Some students are avoiding public transportation during the pandemic because of safety concerns. But those without a car, like out-of-state student Anna Kaminetz, might find themselves stranded on the Forty Acres if campus shuts down.
If UT closes campus like The University of North Carolina at Chapel Hill or SUNY Oneonta have, students without cars could be left scrambling to return home. As of publication, UT has not announced a specific number of cases that would prompt a campus closure.
Design freshman Kaminetz said she plans to drive back to her hometown of Philadelphia with a friend from UT if this happens.
“Our plan is to drive back together at Thanksgiving or if we get thrown out of the dorms beforehand,” Kaminetz said. “Knowing that I have him and his car means I could leave at any time. If he decided to leave before me, that would be a very different story.”
For Kaminetz, bringing a car to campus wasn’t an option.
“I don't have my own car at home,” Kaminetz said. “I share one with my younger brother, who's still in high school. I've been driving around with friends, but most of the time I have just been walking.”
Some students, like Kaminetz, are hesitant to rely on alternative modes of transportation such as Uber, Lyft, public buses and electric scooters during the pandemic.
Social distancing while on a bus or in an Uber can be challenging because the Centers for Disease Control and Prevention recommends maintaining a distance of 6 feet from others,
“(On the bus), I definitely have been extra careful, paying attention to the social distancing sign on the bus and sanitizing everytime I get on and off,” said Austin Tackman, a radio-television-film freshman.
Tackman said she also worries about the cleanliness of the buses themselves.
“I think (the pandemic) is definitely affecting the way I view public transportation like the bus just because I know typically they're not as sanitized as they should be,” Tackman said.
UT is asking those who do rely on the UT shuttle service to wear a face mask and keep an empty seat between passengers.
To address sanitation concerns, Uber released a companywide mandate that requires their drivers to wash their hands regularly, wear face coverings and keep windows open in the vehicle. However, Tackman said she is still hesitant to get in an Uber.

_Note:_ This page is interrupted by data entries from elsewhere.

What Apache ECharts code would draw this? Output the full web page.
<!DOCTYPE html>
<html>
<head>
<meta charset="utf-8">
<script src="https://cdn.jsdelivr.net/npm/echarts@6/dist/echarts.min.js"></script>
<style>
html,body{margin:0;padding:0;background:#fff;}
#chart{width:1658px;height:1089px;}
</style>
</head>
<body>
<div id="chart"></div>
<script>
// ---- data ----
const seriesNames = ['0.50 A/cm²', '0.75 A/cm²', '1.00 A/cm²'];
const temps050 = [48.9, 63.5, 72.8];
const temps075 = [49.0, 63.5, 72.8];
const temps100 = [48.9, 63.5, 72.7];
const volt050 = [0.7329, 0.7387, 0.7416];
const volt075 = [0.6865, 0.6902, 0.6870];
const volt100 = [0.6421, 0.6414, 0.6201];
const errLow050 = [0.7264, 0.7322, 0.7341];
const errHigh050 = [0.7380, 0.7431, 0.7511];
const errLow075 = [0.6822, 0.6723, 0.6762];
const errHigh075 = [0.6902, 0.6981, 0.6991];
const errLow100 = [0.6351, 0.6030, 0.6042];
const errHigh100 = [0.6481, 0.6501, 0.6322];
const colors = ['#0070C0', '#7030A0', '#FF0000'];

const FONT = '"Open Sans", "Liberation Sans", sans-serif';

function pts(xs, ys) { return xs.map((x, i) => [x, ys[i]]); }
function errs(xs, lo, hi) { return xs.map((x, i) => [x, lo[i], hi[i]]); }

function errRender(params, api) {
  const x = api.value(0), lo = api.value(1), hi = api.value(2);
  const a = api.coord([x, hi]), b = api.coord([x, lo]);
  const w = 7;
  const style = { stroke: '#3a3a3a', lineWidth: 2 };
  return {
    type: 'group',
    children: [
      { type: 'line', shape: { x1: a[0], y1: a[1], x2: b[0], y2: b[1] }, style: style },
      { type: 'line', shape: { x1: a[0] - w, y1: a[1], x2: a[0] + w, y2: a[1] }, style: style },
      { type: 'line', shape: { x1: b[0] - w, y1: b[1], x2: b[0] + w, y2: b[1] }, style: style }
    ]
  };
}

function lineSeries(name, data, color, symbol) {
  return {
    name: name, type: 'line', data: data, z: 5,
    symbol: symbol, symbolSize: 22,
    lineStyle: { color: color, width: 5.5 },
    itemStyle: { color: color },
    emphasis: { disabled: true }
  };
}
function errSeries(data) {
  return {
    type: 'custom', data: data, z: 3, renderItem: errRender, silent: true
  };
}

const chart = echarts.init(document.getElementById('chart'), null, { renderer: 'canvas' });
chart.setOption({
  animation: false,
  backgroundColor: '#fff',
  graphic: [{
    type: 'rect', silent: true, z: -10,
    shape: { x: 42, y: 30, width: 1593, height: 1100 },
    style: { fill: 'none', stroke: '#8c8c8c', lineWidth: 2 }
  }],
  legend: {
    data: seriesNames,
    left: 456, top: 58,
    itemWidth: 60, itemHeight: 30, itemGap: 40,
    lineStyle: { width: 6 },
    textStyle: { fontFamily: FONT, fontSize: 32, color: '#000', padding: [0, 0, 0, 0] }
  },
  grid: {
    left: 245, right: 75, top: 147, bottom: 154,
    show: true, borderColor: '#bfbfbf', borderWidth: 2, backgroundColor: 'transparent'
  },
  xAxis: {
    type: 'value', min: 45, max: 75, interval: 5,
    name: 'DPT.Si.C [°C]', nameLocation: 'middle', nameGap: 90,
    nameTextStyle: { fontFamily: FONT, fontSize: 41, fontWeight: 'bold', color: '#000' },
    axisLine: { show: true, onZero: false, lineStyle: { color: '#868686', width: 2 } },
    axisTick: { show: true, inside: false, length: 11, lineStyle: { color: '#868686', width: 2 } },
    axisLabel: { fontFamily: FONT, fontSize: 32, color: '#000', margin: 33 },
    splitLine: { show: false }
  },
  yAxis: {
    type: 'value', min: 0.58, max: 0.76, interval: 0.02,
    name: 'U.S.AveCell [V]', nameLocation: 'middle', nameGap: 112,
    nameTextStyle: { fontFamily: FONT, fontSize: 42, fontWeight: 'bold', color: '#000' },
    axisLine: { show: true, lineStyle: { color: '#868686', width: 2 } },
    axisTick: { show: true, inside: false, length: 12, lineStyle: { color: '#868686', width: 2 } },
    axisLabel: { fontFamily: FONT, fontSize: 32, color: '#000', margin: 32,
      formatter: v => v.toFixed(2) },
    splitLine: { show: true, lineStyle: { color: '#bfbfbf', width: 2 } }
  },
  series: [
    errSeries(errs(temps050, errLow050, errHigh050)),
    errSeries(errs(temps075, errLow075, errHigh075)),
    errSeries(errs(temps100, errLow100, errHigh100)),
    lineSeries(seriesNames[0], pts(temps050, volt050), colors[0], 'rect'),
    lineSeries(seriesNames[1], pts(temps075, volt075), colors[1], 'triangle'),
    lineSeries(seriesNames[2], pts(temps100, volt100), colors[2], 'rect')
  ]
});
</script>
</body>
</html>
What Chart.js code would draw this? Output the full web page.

Other students, like journalism freshman Merit Davis, are still using their own cars to get around.
“I'm for sure using (my car) a lot more than I think I would if (COVID-19) hadn't been a thing,” Davis said. “I would be walking around more, using buses and Lime scooters. It's nice knowing that I'm safe in my car.”
Davis said her roommates rely on her to go places.
“One of my roommates doesn't have a car, so I drive her places,” Davis said.
Davis said she takes comfort in knowing exactly who has been in her car.
“I would much rather use my car over public transit, whether that be an Uber or a bus or anything of that sort,” Davis said. “You don't know who's been on it. You don't know who's been touching it.”